- Born: 10 February 1912 Sittingbourne, England, United Kingdom
- Died: 13 March 1975 (aged 63) Hamilton, Ontario, Canada
- Height: 5 ft 9 in (175 cm)
- Weight: 148 lb (67 kg; 10 st 8 lb)
- Position: Right wing
- Shot: Right
- Played for: Hershey B'ars Richmond Hawks Harringay Greyhounds Atlantic City Seagulls Baltimore Clippers Philadelphia Falcons Washington Lions New York Rovers Johnstown Jets Philadelphia Ramblers
- National team: Great Britain
- Playing career: 1934–1956

= Edgar Brenchley =

Edgar "Chirp" Brenchley (10 February 1912 – 13 March 1975) was a British ice hockey player who mainly played in the Eastern Amateur Hockey League (EHL). However, he is best remembered for playing for the Great Britain national ice hockey team which won the gold medal at the 1936 Winter Olympics. He is a member of the British Ice Hockey Hall of Fame.

==Career==
Although born in Sittingbourne, England, Brenchley's family emigrated to Canada when he was a child. He learned to play ice hockey while living in Niagara Falls, Ontario.

===Europe===
Brenchley first played senior ice hockey in the 1934–35 season when he played for the Hershey B'ars in the EHL. The following season, 1935–36, Brenchley returned to the United Kingdom to play for the Richmond Hawks in the English National League (ENL) before going to the Harringay Greyhounds, also of the ENL, for the 1936–37 season.

===International career===

Brenchley played for the GB national team at the 1936 Winter Olympics, where he played in all seven games and helped the team to win the gold medal. He scored the only goal of the game against Sweden as well as the game-winning goal against Canada with only 90 seconds left of the game. He again played for the GB national team at the 1937 World Championships held in London. He helped the team to silver medal in the World Championships and, as the highest place European team, the gold medal in the European Championships at the tournament.

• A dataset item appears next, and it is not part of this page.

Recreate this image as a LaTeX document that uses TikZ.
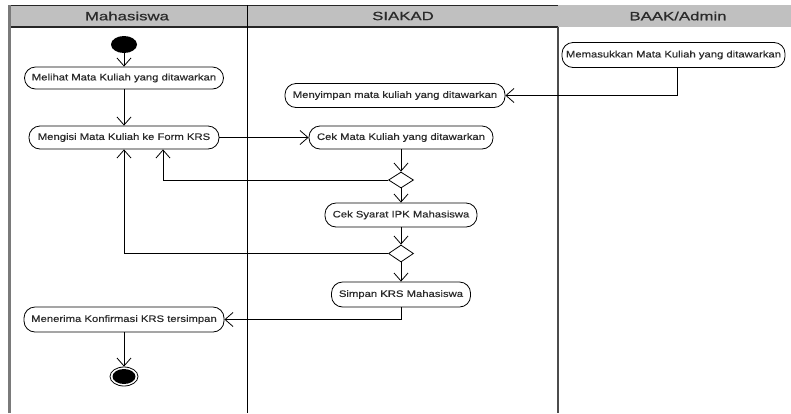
\documentclass[tikz,border=0pt]{standalone}
\usepackage{fontspec}
\setmainfont{Liberation Sans}
\newfontfamily\actfont{Liberation Sans}[FakeStretch=1.2,FakeBold=0.3]
\newfontfamily\lanefont{Liberation Sans}[FakeStretch=1.4,FakeBold=0.8]
\usetikzlibrary{arrows.meta,shapes.geometric}
\definecolor{lanegray}{HTML}{C0C0C0}
\definecolor{edgegray}{HTML}{7A7A7A}
\definecolor{inktext}{HTML}{2A2A2A}
\tikzset{
  activity/.style={draw, line width=0.8pt, rounded corners=11pt, inner sep=0pt,
    font={\actfont\fontsize{9.4}{11}\selectfont}, text=inktext},
  decision/.style={draw, diamond, line width=0.8pt, inner sep=0pt,
    minimum width=25pt, minimum height=16pt},
  lanehead/.style={font={\lanefont\fontsize{12}{14}\selectfont}, text=inktext, inner sep=0pt},
  flow/.style={-{Straight Barb[length=8pt,width=14pt]}, line width=0.8pt},
}
\begin{document}
\begin{tikzpicture}[x=1pt,y=-1pt]
\useasboundingbox (0,0) rectangle (791,413);
% swimlane frame
\fill[lanegray] (8,5) rectangle (791,27);
\draw[line width=1.2pt, black!85] (8,5.5) -- (558,5.5);
\draw[line width=1.2pt, black!85] (8,27) -- (558,27);
\draw[line width=2.4pt, edgegray] (9.5,5) -- (9.5,413);
\draw[line width=0.8pt, black] (247,5) -- (247,413);
\draw[line width=1.5pt, black!70] (558,27) -- (558,413);
\node[lanehead] (laneA) at (127,16) {Mahasiswa};
\node[lanehead] (laneB) at (403,16) {SIAKAD};
\node[lanehead] (laneC) at (678,16) {BAAK/Admin};

% activities
\node[ellipse, fill=black, inner sep=0pt, minimum width=26pt, minimum height=17pt] (start) at (124,44.5) {};
\node[activity, minimum width=199pt, minimum height=22pt] (melihat) at (124,78) {Melihat Mata Kuliah yang ditawarkan};
\node[activity, minimum width=190pt, minimum height=23pt] (mengisi) at (124,137.5) {Mengisi Mata Kuliah ke Form KRS};
\node[activity, minimum width=223pt, minimum height=25pt] (masuk) at (673.5,55) {Memasukkan Mata Kuliah yang ditawarkan};
\node[activity, minimum width=220pt, minimum height=24pt] (simpanmk) at (395,95.5) {Menyimpan mata kuliah yang ditawarkan};
\node[activity, minimum width=184pt, minimum height=23pt] (cekmk) at (401,137.5) {Cek Mata Kuliah yang ditawarkan};
\node[decision] (d1) at (401,180) {};
\node[activity, minimum width=152pt, minimum height=24pt] (cekipk) at (401,215) {Cek Syarat IPK Mahasiswa};
\node[decision, minimum height=17pt] (d2) at (401,253.5) {};
\node[activity, minimum width=139pt, minimum height=25pt] (simpankrs) at (401,294.5) {Simpan KRS Mahasiswa};
\node[activity, minimum width=200pt, minimum height=25pt] (terima) at (124,319.5) {Menerima Konfirmasi KRS tersimpan};
\node[ellipse, draw, fill=white, line width=0.8pt, inner sep=0pt, minimum width=28pt, minimum height=19pt] (finish) at (124,376.5) {};
\node[ellipse, fill=black, inner sep=0pt, minimum width=23pt, minimum height=15pt] (finishcore) at (finish) {};

% control flow
\draw[flow] (start) -- (melihat);
\draw[flow] (melihat) -- (mengisi);
\draw[flow] (mengisi.east) -- (cekmk.west);
\draw[flow] ([xshift=3.5pt]masuk.south) |- (simpanmk.east);
\draw[flow] (cekmk) -- (d1);
\draw[flow] (d1.west) -| ([xshift=39pt]mengisi.south);
\draw[flow] (d1) -- (cekipk);
\draw[flow] (cekipk) -- (d2);
\draw[flow] (d2.west) -| (mengisi.south);
\draw[flow] (d2) -- (simpankrs);
\draw[flow] (simpankrs.south) |- (terima.east);
\draw[flow] (terima) -- (finish);
\end{tikzpicture}
\end{document}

===Return to North America===
Brenchley returned to North America to play for the Atlantic City Seagulls in the EHL for the 1939–40 season before it was abandoned due to the outbreak of World War II. When play resumed after the war, he played for a large number of teams in the EHL, Quebec Senior Hockey League, the American Hockey League and the International Hockey League before retiring at the end of the 1953–54 season which he had spent with the Johnstown Jets in the IHL.

===Coaching career===
In 1955, Brenchley became the head coach of the Philadelphia Ramblers in the EHL. He stayed with the Ramblers for three seasons – also having iced for them once in the 1955–56 season. He became the head coach for the Sudbury Wolves for the 1962–63 season. The following season, 1963–64, he joined the Port Huron Flags as head coach before joining the St. Catharines Black Hawks, now the Saginaw Spirit, for the 1964–65 season. Brenchley retired from coaching after the 1965–66 season which he had spent with the Toledo Blades

===Retirement and after===
Between 1967 and 1971 Brenchley served as a professional scout for the Washington Capitals, and from 1971 and 1973 he served as an assistant coach to the Pittsburgh Penguins. He scouted for the Penguins in 1974.

Brenchley was posthumously inducted into Niagara Falls Sports Wall of Fame in 1990 and the British Ice Hockey Hall of Fame in 1993.

==Awards and honours==
- Olympic gold medalist in 1936.
- World Championship silver medalist in 1937.
- European Championship gold medalist in 1937.
- Inducted to the Niagara Falls Sports Wall of Fame in 1990.
- Inducted to the British Ice Hockey Hall of Fame in 1993.